Expression analysis across tissues and developmental stages
Chitinase expression was assessed using RT-PCR across multiple tissues (integument, gut, fat body, hemocytes) and developmental stages from fourth instar larvae to pupation. β-actin was used as an internal control. Protein expression was further validated using Western blot analysis with anti-chitinase antibodies.
Heterologous expression of chitinase
The coding sequence of the chitinase gene was cloned into expression vectors for both bacterial (E. coli) and insect cell systems. In bacteria, expression was induced with IPTG, and recombinant protein was purified using Ni-NTA affinity chromatography. In insect cells, recombinant baculovirus systems were used for protein production, followed by plaque purification and expression verification.
Glycosylation and enzymatic assays
Post-translational modifications were assessed using lectin-based carbohydrate staining. Enzyme activity was measured using fluorogenic chitin substrates under different pH and temperature conditions. Kinetic parameters such as Km and Vmax were determined using standard fluorometric assays.
Results and Discussion
Gene structure and sequence characteristics
The full-length H. armigera chitinase cDNA spans 2870 bp with a 1767 bp open reading frame encoding a protein of 588 amino acids. The predicted protein includes a signal peptide, a catalytic glycosyl hydrolase family 18 domain, a chitin-binding domain, and a proline/threonine-rich linker region. Several N-glycosylation sites were identified, and the linker region was notably longer and more variable compared to other lepidopteran chitinases.
Genomic organization
The gene spans approximately 6.8 kb and is composed of 10 exons and 9 introns. The exon-intron structure is highly conserved when compared with chitinase genes from M. sexta and B. mori, although intron sizes vary significantly among species. Splice site sequences conform to the canonical GT–AG rule, and intron phase conservation suggests evolutionary stability across Lepidoptera.

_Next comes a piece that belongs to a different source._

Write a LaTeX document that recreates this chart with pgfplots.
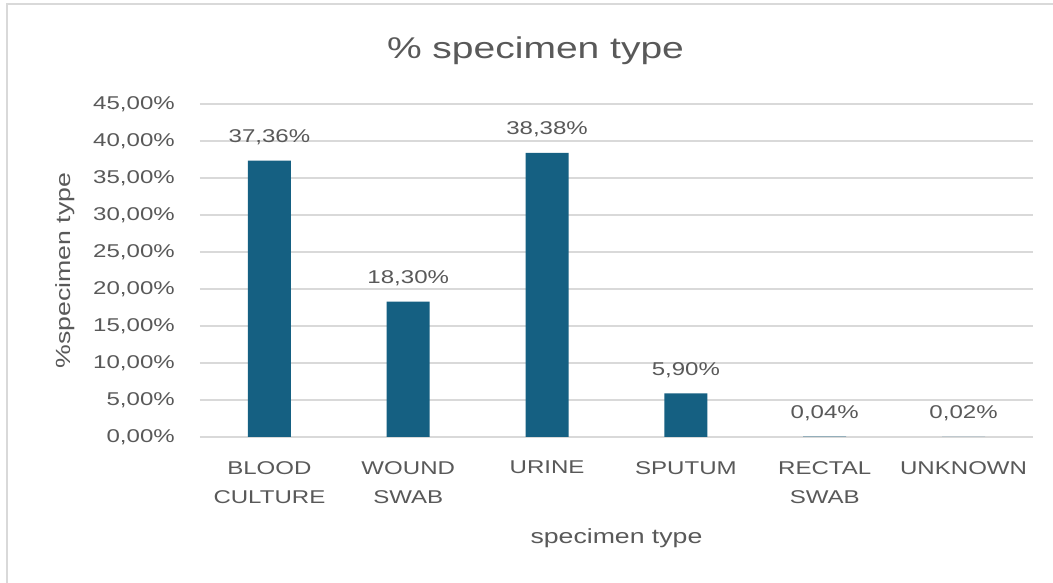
\documentclass[border=0pt]{standalone}
\usepackage{fontspec}
\setmainfont{Liberation Sans}[FakeStretch=1.3]
\usepackage{pgfplots}
\pgfplotsset{compat=1.18}
\definecolor{barblue}{HTML}{156082}
\definecolor{txtgray}{HTML}{595959}
\definecolor{gridgray}{HTML}{D9D9D9}
\begin{document}
\begin{tikzpicture}[x=1pt,y=1pt]
\path[use as bounding box] (0,0) rectangle (1053,583);
\fill[white] (0,0) rectangle (1053,583);
\draw[gridgray, line width=2pt] (7,0) -- (7,578.5) -- (1053,578.5);
\node[anchor=base, text=txtgray, font=\fontsize{30}{36}\selectfont, inner sep=0pt] at (535.5,524) {\% specimen type};
\begin{axis}[
  at={(200pt,146pt)}, anchor=south west,
  width=833pt, height=333pt, scale only axis,
  xmin=-0.5, xmax=5.5, ymin=0, ymax=45,
  ybar, bar width=43pt,
  axis line style={draw=none},
  major tick length=0pt,
  ytick={0,5,...,45},
  ymajorgrids, grid style={gridgray, line width=1.5pt},
  xtick={0,1,2,3,4,5},
  xticklabels={{BLOOD\\CULTURE},{WOUND\\SWAB},{URINE},{SPUTUM},{RECTAL\\SWAB},{UNKNOWN}},
  xticklabel style={anchor=north, align=center, inner sep=0pt, yshift=-24pt, text=txtgray, font=\fontsize{18.5}{29}\selectfont},
  /pgf/number format/assume math mode=true,
  yticklabel={\pgfmathprintnumber[fixed,fixed zerofill,precision=2,use comma]{\tick}\%},
  yticklabel style={anchor=east, inner sep=0pt, xshift=-25pt, text=txtgray, font=\fontsize{18.5}{22}\selectfont},
  xlabel={specimen type},
  xlabel style={at={(axis description cs:0.5,0)}, anchor=base, yshift=-107pt, inner sep=0pt, text=txtgray, font=\fontsize{20.5}{24}\selectfont},
  ylabel={\%specimen type},
  ylabel style={at={(axis description cs:-0.162,0.5)}, anchor=center, inner sep=0pt, text=txtgray, font=\fontsize{20.5}{24}\selectfont},
  nodes near coords={\pgfmathprintnumber[fixed,fixed zerofill,precision=2,use comma]{\pgfplotspointmeta}\%},
  nodes near coords align={anchor=base},
  every node near coord/.append style={anchor=base, yshift=18pt, inner sep=0pt, text=txtgray, font=\fontsize{18.5}{22}\selectfont},
  clip=false,
]
\addplot[fill=barblue, draw=none] coordinates {(0,37.36) (1,18.30) (2,38.38) (3,5.90) (4,0.04) (5,0.02)};
\end{axis}
\end{tikzpicture}
\end{document}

Tissue-specific and developmental expression
Chitinase transcripts were detected in the integument, gut, and fat body but were absent in hemocytes. Expression levels varied across developmental stages, with significant upregulation during molting transitions. A basal expression level was observed even during intermolt periods, suggesting continuous low-level transcription with stage-specific activation.

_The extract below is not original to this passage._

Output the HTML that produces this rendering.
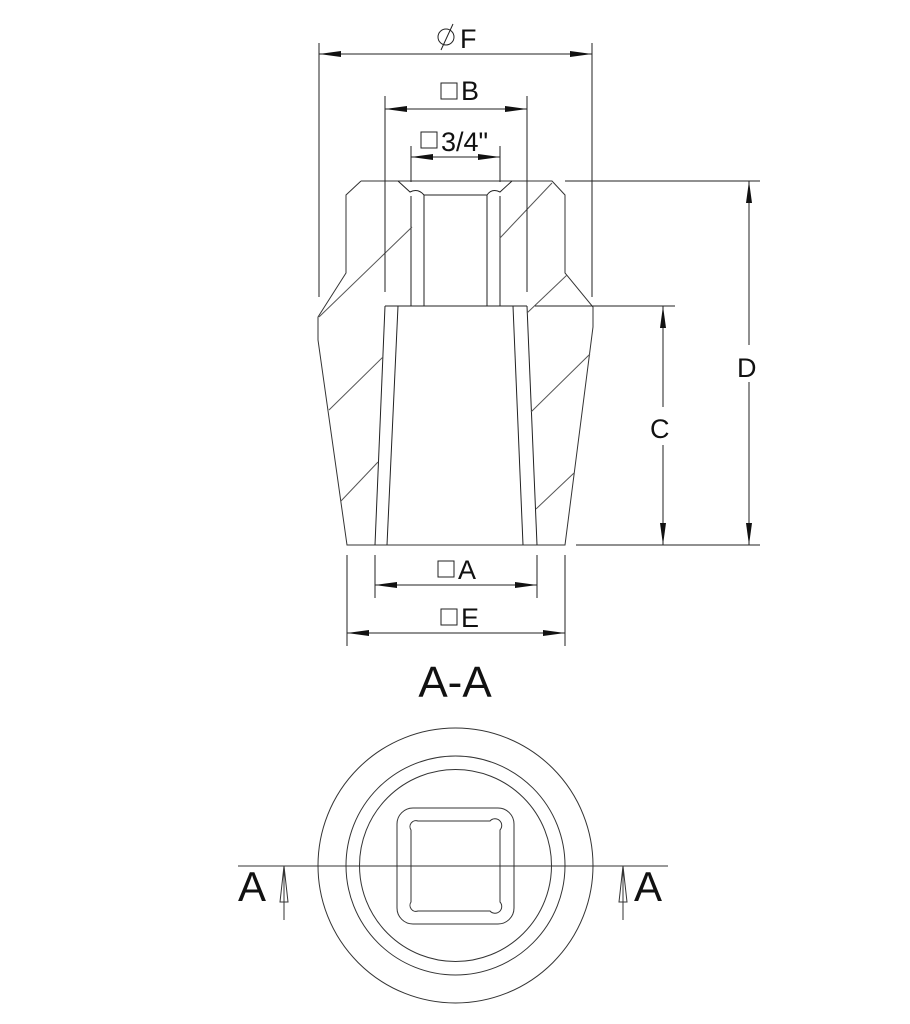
<!DOCTYPE html>
<html><head><style>html,body{margin:0;padding:0;background:#fff;}svg{display:block}</style></head>
<body>
<svg width="910" height="1024" viewBox="0 0 910 1024" xmlns="http://www.w3.org/2000/svg" font-family="Liberation Sans, sans-serif">
<g fill="none" stroke="#222" stroke-width="1">
<polyline points="361,181 552,181 565,195 565,273 593,307 593,327 565,545 347,545 318,340 318,317 346,273 346,195 361,181" stroke="#333"/>
<line x1="385" y1="306" x2="527" y2="306"/>
<line x1="385" y1="306" x2="375" y2="545"/>
<line x1="398" y1="306" x2="387" y2="545"/>
<line x1="513" y1="306" x2="523" y2="545"/>
<line x1="527" y1="306" x2="537" y2="545"/>
<line x1="411" y1="196" x2="411" y2="306"/>
<line x1="424" y1="195" x2="424" y2="306"/>
<line x1="487" y1="195" x2="487" y2="306"/>
<line x1="500" y1="196" x2="500" y2="306"/>
<line x1="424" y1="195" x2="487" y2="195"/>
<path d="M398,181 L410,192 Q418,188 424,195"/>
<path d="M512,181 L500,192 Q492,188 487,195"/>
<line x1="412" y1="227" x2="319" y2="317" stroke="#555"/>
<line x1="552" y1="183" x2="500" y2="238" stroke="#555"/>
<line x1="567" y1="275" x2="527" y2="313" stroke="#555"/>
<line x1="383" y1="357" x2="329" y2="410" stroke="#555"/>
<line x1="378" y1="462" x2="341" y2="501" stroke="#555"/>
<line x1="590" y1="354" x2="531" y2="412" stroke="#555"/>
<line x1="574" y1="473" x2="536" y2="509" stroke="#555"/>
<line x1="319" y1="43" x2="319" y2="297"/>
<line x1="592" y1="43" x2="592" y2="297"/>
<line x1="385" y1="96" x2="385" y2="292"/>
<line x1="527" y1="96" x2="527" y2="292"/>
<line x1="411" y1="146" x2="411" y2="182"/>
<line x1="500" y1="146" x2="500" y2="182"/>
<line x1="565" y1="181" x2="760" y2="181"/>
<line x1="576" y1="545" x2="760" y2="545"/>
<line x1="535" y1="306" x2="675" y2="306"/>
<line x1="347" y1="555" x2="347" y2="646"/>
<line x1="565" y1="555" x2="565" y2="646"/>
<line x1="375" y1="555" x2="375" y2="598"/>
<line x1="537" y1="555" x2="537" y2="598"/>
<line x1="319" y1="54" x2="592" y2="54"/>
<line x1="385" y1="109" x2="527" y2="109"/>
<line x1="411" y1="157" x2="500" y2="157"/>
<line x1="749" y1="181" x2="749" y2="345"/>
<line x1="749" y1="382" x2="749" y2="545"/>
<line x1="663" y1="306" x2="663" y2="407"/>
<line x1="663" y1="445" x2="663" y2="545"/>
<line x1="375" y1="585" x2="537" y2="585"/>
<line x1="347" y1="633" x2="565" y2="633"/>
</g>
<g fill="#111">
<polygon points="319,54 341,51 341,57"/><polygon points="592,54 570,51 570,57"/>
<polygon points="385,109 407,106 407,112"/><polygon points="527,109 505,106 505,112"/>
<polygon points="411,157 433,154 433,160"/><polygon points="500,157 478,154 478,160"/>
<polygon points="749,181 746,203 752,203"/><polygon points="749,545 746,523 752,523"/>
<polygon points="663,306 660,328 666,328"/><polygon points="663,545 660,523 666,523"/>
<polygon points="375,585 397,582 397,588"/><polygon points="537,585 515,582 515,588"/>
<polygon points="347,633 369,630 369,636"/><polygon points="565,633 543,630 543,636"/>
</g>
<g fill="none" stroke="#222" stroke-width="1">
<circle cx="446" cy="37" r="8"/><line x1="441" y1="50" x2="453" y2="24"/>
<rect x="441" y="83" width="16" height="16"/>
<rect x="421" y="132" width="16" height="16"/>
<rect x="438" y="561" width="16" height="16"/>
<rect x="441" y="609" width="16" height="16"/>
</g>
<g fill="#111" font-size="27">
<text x="460" y="48">F</text>
<text x="461" y="100">B</text>
<text x="441" y="151">3/4"</text>
<text x="737" y="377">D</text>
<text x="650" y="438">C</text>
<text x="458" y="579">A</text>
<text x="461" y="627">E</text>
<text x="455" y="697" font-size="44" text-anchor="middle">A-A</text>
<text x="238" y="901" font-size="42">A</text>
<text x="634" y="901" font-size="42">A</text>
</g>
<g fill="none" stroke="#333" stroke-width="1">
<circle cx="455.5" cy="865.5" r="137.5"/>
<circle cx="455.5" cy="865.5" r="109.5"/>
<circle cx="455.5" cy="865.5" r="96"/>
<rect x="397" y="808" width="117" height="116" rx="16"/>
<path d="M418,821 L490,821 A6,6 0 0 1 500,830 L500,902 A6,6 0 0 1 490,911 L418,911 A6,6 0 0 1 411,902 L411,830 A6,6 0 0 1 418,821 Z"/>
<line x1="238" y1="866" x2="668" y2="866"/>
<line x1="284" y1="866" x2="284" y2="920"/>
<polygon points="284,866 280,902 288,902"/>
<line x1="623" y1="866" x2="623" y2="920"/>
<polygon points="623,866 619,902 627,902"/>
</g>
</svg>
</body></html>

Protein-level analysis showed a more restricted pattern, with detectable chitinase only during molting stages, indicating possible post-transcriptional regulation.
Functional expression and enzymatic activity
Recombinant chitinase expressed in E. coli was catalytically active but exhibited low enzymatic efficiency, likely due to the absence of post-translational modifications. In contrast, insect cell-expressed chitinase showed significantly higher activity, proper folding, and glycosylation, resulting in substantially enhanced catalytic performance.
The enzyme displayed optimal activity over a broad pH range with two distinct peaks, suggesting functional adaptation to both gut and hemolymph environments. Temperature optimum was observed around 45°C, beyond which activity decreased sharply. Substrate preference indicated endochitinase activity.
Biological significance
The observed expression pattern supports a key role of chitinase in cuticle degradation during molting and in remodeling of the peritrophic matrix in the gut. Its regulated expression, enzymatic efficiency, and structural conservation among lepidopteran insects highlight its importance in insect development and physiology.
Given its essential role in chitin turnover, chitinase represents a promising molecular target for pest management strategies. The functional characterization of H. armigera chitinase provides a foundation for future development of bioinsecticides and transgenic approaches aimed at controlling this economically important pest.